I’m a little depressed. Oh, not entirely, the good news is, my stats are up. As in, WAY up. I can’t stress enough how far up, so I’ll just share a screen shot.
Now. This is for the last two weeks or so. This is GREAT. Yes, some is from the forums on Etsy, but my outside stats have picked up very nicely. Now, compare this to a year’s worth of stats and you’ll see why I’m pleased.
But, no sales. I realize, it’s back to school time, and I also realize that summer is when some go on vacations, and yeah yeah yeah, I get it. But I’ve only had TWO sales the entire time these stats are going up. That’s so damn depressing!!
And I see all the time people are being approached with wholesale offers, but why not me? I mean the chances it’d be a real offer are nil, but my ego would feel so much better.
I’m currently at 28 sales. I just can’t seem to get over that 30 mark!! I’m marketing (I suck at math but believe it or not, I actually contemplated going into marketing seriously, I love statistics and demographics with a passion) like mad, and it’s obviously working, but where are the sales? I feel I have a cute and unique item, that is clearly attracting attention, but it’s as if it’s a novelty that no one wants to buy.
I want my Etsy to work. I don’t even want much out of it. I figured, if it makes me $300 a month, I’ll be happy. That’d pay my rent and leave some money over for fun stuff like more supplies. Then I’d have money free to fix my dump of a trailer. I’m simple, I just want to be warm, and fed, and comfortable. And really, $300 is only about a ring a day.
I raised my prices like I was told to, and it got me more attention, but no sales. Now part of me thinks raising my prices was a huge mistake.

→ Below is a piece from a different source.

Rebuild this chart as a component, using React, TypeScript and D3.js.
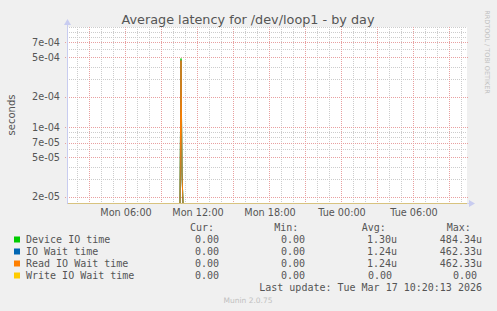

I changed all my pictures to more uniform backgrounds, causing me to be in debt morally to a good friend for years probably. And it’s gotten me no sales. Now I wonder if I should have just shut up and had her take all the pictures on white backgrounds and let the rings fade into the damn backgrounds.
I’ve been putting myself out there to other bloggers, and big bloggers, offering them rings to review and so far, I’ve been featured on the Etsy Handmade Craft Carnival #4 but of course, that was the day we had the outage, so it got me no more than a couple of page views. Others have turned me down, and I’ve had juried panels just reject me in hours.
I really don’t think I’m doing anything wrong, I think I’m doing everything right in fact. Sure, there’s other things I could probably be doing, but I’m clearly getting my name out there. That’s how you get the sales, is if people see you. So I’m pleased my views are up. This will help me on Etsy, and it’ll help me on Google.
I’m trying to be positive, I have someone around besides my son (who is currently in Japan) who believes in my work, encourages me to go further and has done far more to help my rotten self esteem than anyone has in years. Much as I love my son, his admiration for my stuff is more an amused tolerance. But having this person around has helped, and he knows it. (frankly, as smug as he’s been lately, I shouldn’t even write that!)
It’s just discouraging I guess. But I’m trying to keep my chin up and keep in mind that positive attracts positive and that people are marking holiday gifts and that once the kids go back to school I’ll get a seasonal rush.